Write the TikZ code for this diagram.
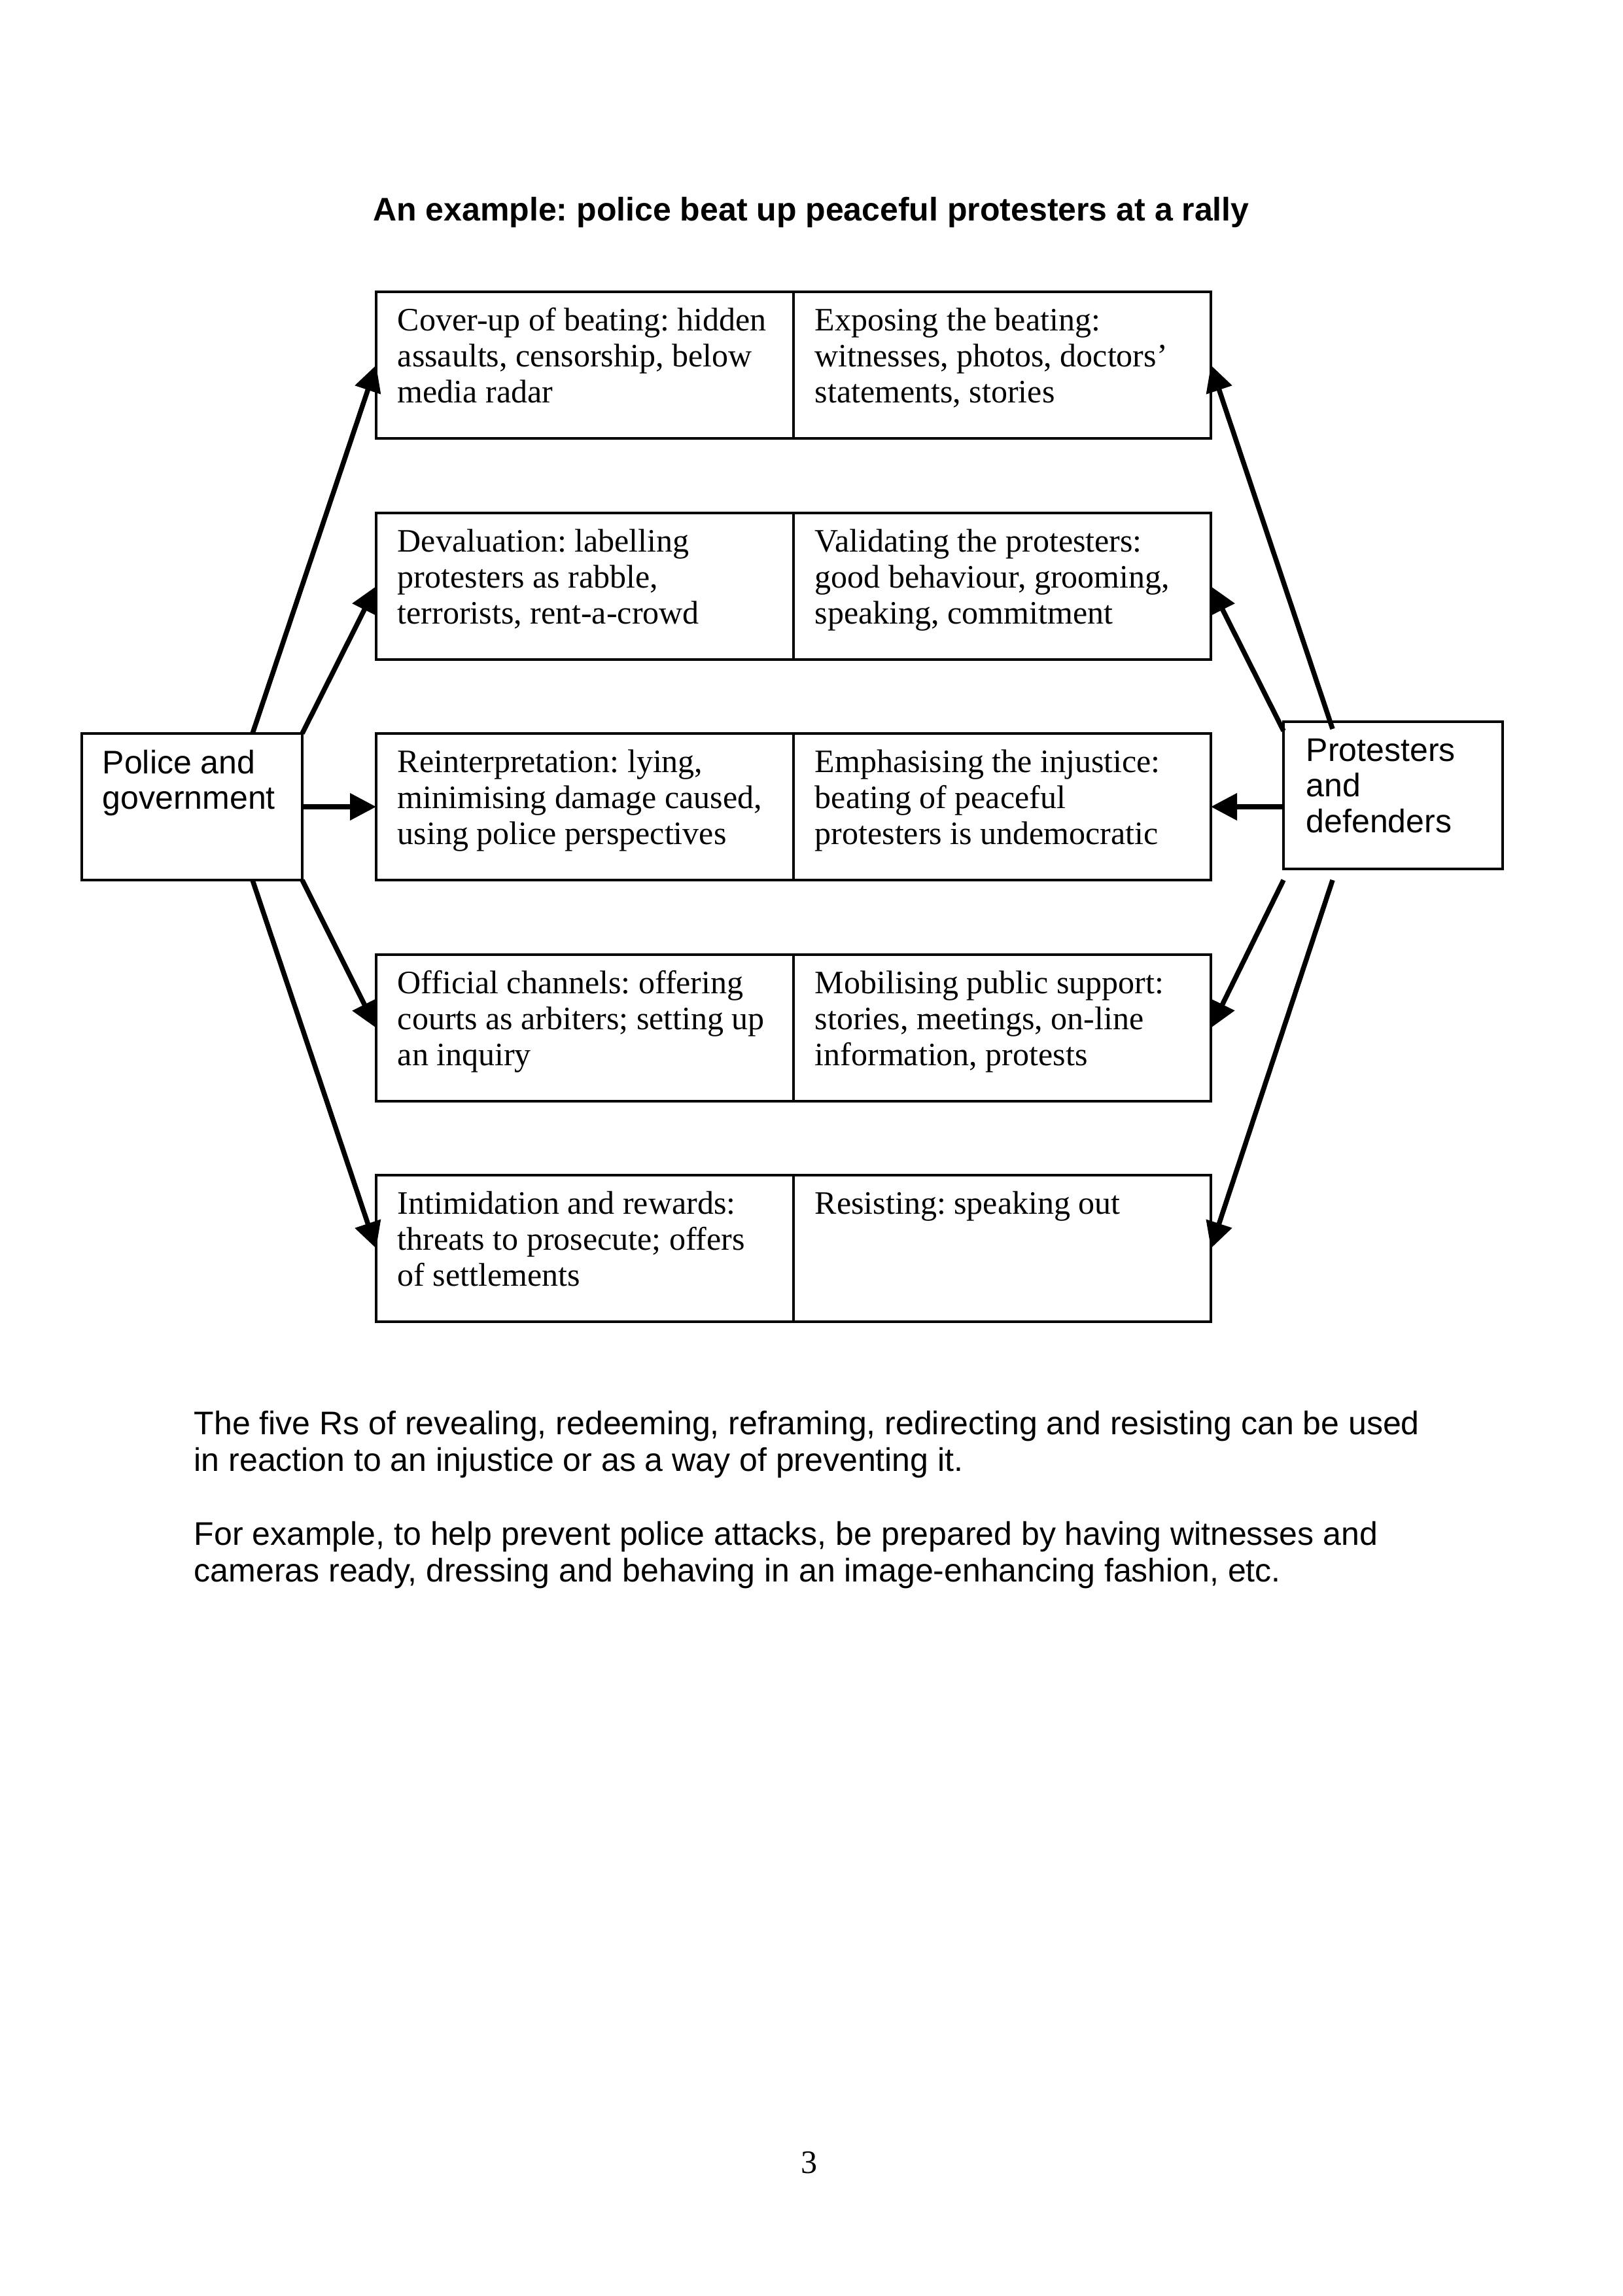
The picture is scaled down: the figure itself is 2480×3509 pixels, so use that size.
\documentclass[tikz,border=0pt]{standalone}
\usepackage{fontspec}
\setmainfont{Liberation Serif}
\setsansfont{Liberation Sans}
\usetikzlibrary{arrows.meta,calc}
\begin{document}
\frenchspacing
\begin{tikzpicture}[x=0.24pt,y=-0.24pt,
  cell/.style={draw,line width=0.8pt,rectangle,inner sep=0pt,outer sep=0pt,minimum width=153.12pt,minimum height=53.76pt,anchor=north west},
  actor/.style={draw,line width=0.8pt,rectangle,inner sep=0pt,outer sep=0pt,anchor=north west},
  celltext/.style={anchor=north west,inner sep=0pt,align=left,font=\fontsize{12}{13.2}\selectfont},
  actortext/.style={anchor=north west,inner sep=0pt,align=left,font=\sffamily\fontsize{12}{13.1}\selectfont},
  bodytext/.style={anchor=north west,inner sep=0pt,align=left,font=\sffamily\fontsize{12}{13.44}\selectfont},
  arr/.style={line width=1.8pt,-{Triangle[length=9.6pt,width=9.6pt]}}]
\useasboundingbox (0,0) rectangle (2480,3509);

% title
\node[anchor=base,inner sep=0pt,font=\sffamily\bfseries\fontsize{12}{14}\selectfont] (title) at (1240,338) {An example: police beat up peaceful protesters at a rally};

% cells
\node[cell] (l1) at (575,446) {};
\node[cell] (r1) at (1213,446) {};
\node[cell] (l2) at (575,784) {};
\node[cell] (r2) at (1213,784) {};
\node[cell] (l3) at (575,1121) {};
\node[cell] (r3) at (1213,1121) {};
\node[cell] (l4) at (575,1459) {};
\node[cell] (r4) at (1213,1459) {};
\node[cell] (l5) at (575,1796) {};
\node[cell] (r5) at (1213,1796) {};

\node[celltext] (tl1) at ($(l1.north west)+(32,20.5)$) {\strut Cover-up of beating: hidden\\assaults, censorship, below\\media radar};
\node[celltext] (tr1) at ($(r1.north west)+(32,20.5)$) {\strut Exposing the beating:\\witnesses, photos, doctors’\\statements, stories};
\node[celltext] (tl2) at ($(l2.north west)+(32,20.5)$) {\strut Devaluation: labelling\\protesters as rabble,\\terrorists, rent-a-crowd};
\node[celltext] (tr2) at ($(r2.north west)+(32,20.5)$) {\strut Validating the protesters:\\good behaviour, grooming,\\speaking, commitment};
\node[celltext] (tl3) at ($(l3.north west)+(32,20.5)$) {\strut Reinterpretation: lying,\\minimising damage caused,\\using police perspectives};
\node[celltext] (tr3) at ($(r3.north west)+(32,20.5)$) {\strut Emphasising the injustice:\\beating of peaceful\\protesters is undemocratic};
\node[celltext] (tl4) at ($(l4.north west)+(32,20.5)$) {\strut Official channels: offering\\courts as arbiters; setting up\\an inquiry};
\node[celltext] (tr4) at ($(r4.north west)+(32,20.5)$) {\strut Mobilising public support:\\stories, meetings, on-line\\information, protests};
\node[celltext] (tl5) at ($(l5.north west)+(32,20.5)$) {\strut Intimidation and rewards:\\threats to prosecute; offers\\of settlements};
\node[celltext] (tr5) at ($(r5.north west)+(32,20.5)$) {\strut Resisting: speaking out};

% actors
\node[actor,minimum width=80.88pt,minimum height=53.76pt] (police) at (125,1121) {};
\node[actortext] (tpolice) at ($(police.north west)+(31,22)$) {\strut Police and\\government};
\node[actor,minimum width=80.4pt,minimum height=54pt] (prot) at (1962,1103) {};
\node[actortext] (tprot) at ($(prot.north west)+(34,21)$) {\strut Protesters\\and\\defenders};

% free ends
\coordinate (pA) at (386,1121);
\coordinate (pE) at (386,1345);
\coordinate (qA) at (2037,1114);
\coordinate (qB) at (1962,1117);
\coordinate (qD) at (1962,1345);
\coordinate (qE) at (2037,1345);

% arrows
\draw[arr] (pA) -- (l1.west);
\draw[arr] (police.north east) -- (l2.west);
\draw[arr] (police.east |- l3.west) -- (l3.west);
\draw[arr] (police.south east) -- (l4.west);
\draw[arr] (pE) -- (l5.west);
\draw[arr] (qA) -- (r1.east);
\draw[arr] (qB) -- (r2.east);
\draw[arr] (prot.west |- r3.east) -- (r3.east);
\draw[arr] (qD) -- (r4.east);
\draw[arr] (qE) -- (r5.east);

% body text
\node[bodytext] (para1) at (296,2152.8) {\strut The five Rs of revealing, redeeming, reframing, redirecting and resisting can be used\\in reaction to an injustice or as a way of preventing it.};
\node[bodytext] (para2) at (296,2321.8) {\strut For example, to help prevent police attacks, be prepared by having witnesses and\\cameras ready, dressing and behaving in an image-enhancing fashion, etc.};

% page number
\node[anchor=base,inner sep=0pt,font=\fontsize{12}{14}\selectfont] (pageno) at (1237,3321) {3};
\end{tikzpicture}
\end{document}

────────────────

**Task to carry out**
Write out again, exactly, the lines from the start of the listing up to the line containing "(r5) at (1213,1796)", with both ends and without pictures.

**Solution to this problem**
Write the TikZ code for this diagram.
The picture is scaled down: the figure itself is 2480×3509 pixels, so use that size.
\documentclass[tikz,border=0pt]{standalone}
\usepackage{fontspec}
\setmainfont{Liberation Serif}
\setsansfont{Liberation Sans}
\usetikzlibrary{arrows.meta,calc}
\begin{document}
\frenchspacing
\begin{tikzpicture}[x=0.24pt,y=-0.24pt,
  cell/.style={draw,line width=0.8pt,rectangle,inner sep=0pt,outer sep=0pt,minimum width=153.12pt,minimum height=53.76pt,anchor=north west},
  actor/.style={draw,line width=0.8pt,rectangle,inner sep=0pt,outer sep=0pt,anchor=north west},
  celltext/.style={anchor=north west,inner sep=0pt,align=left,font=\fontsize{12}{13.2}\selectfont},
  actortext/.style={anchor=north west,inner sep=0pt,align=left,font=\sffamily\fontsize{12}{13.1}\selectfont},
  bodytext/.style={anchor=north west,inner sep=0pt,align=left,font=\sffamily\fontsize{12}{13.44}\selectfont},
  arr/.style={line width=1.8pt,-{Triangle[length=9.6pt,width=9.6pt]}}]
\useasboundingbox (0,0) rectangle (2480,3509);

% title
\node[anchor=base,inner sep=0pt,font=\sffamily\bfseries\fontsize{12}{14}\selectfont] (title) at (1240,338) {An example: police beat up peaceful protesters at a rally};

% cells
\node[cell] (l1) at (575,446) {};
\node[cell] (r1) at (1213,446) {};
\node[cell] (l2) at (575,784) {};
\node[cell] (r2) at (1213,784) {};
\node[cell] (l3) at (575,1121) {};
\node[cell] (r3) at (1213,1121) {};
\node[cell] (l4) at (575,1459) {};
\node[cell] (r4) at (1213,1459) {};
\node[cell] (l5) at (575,1796) {};
\node[cell] (r5) at (1213,1796) {};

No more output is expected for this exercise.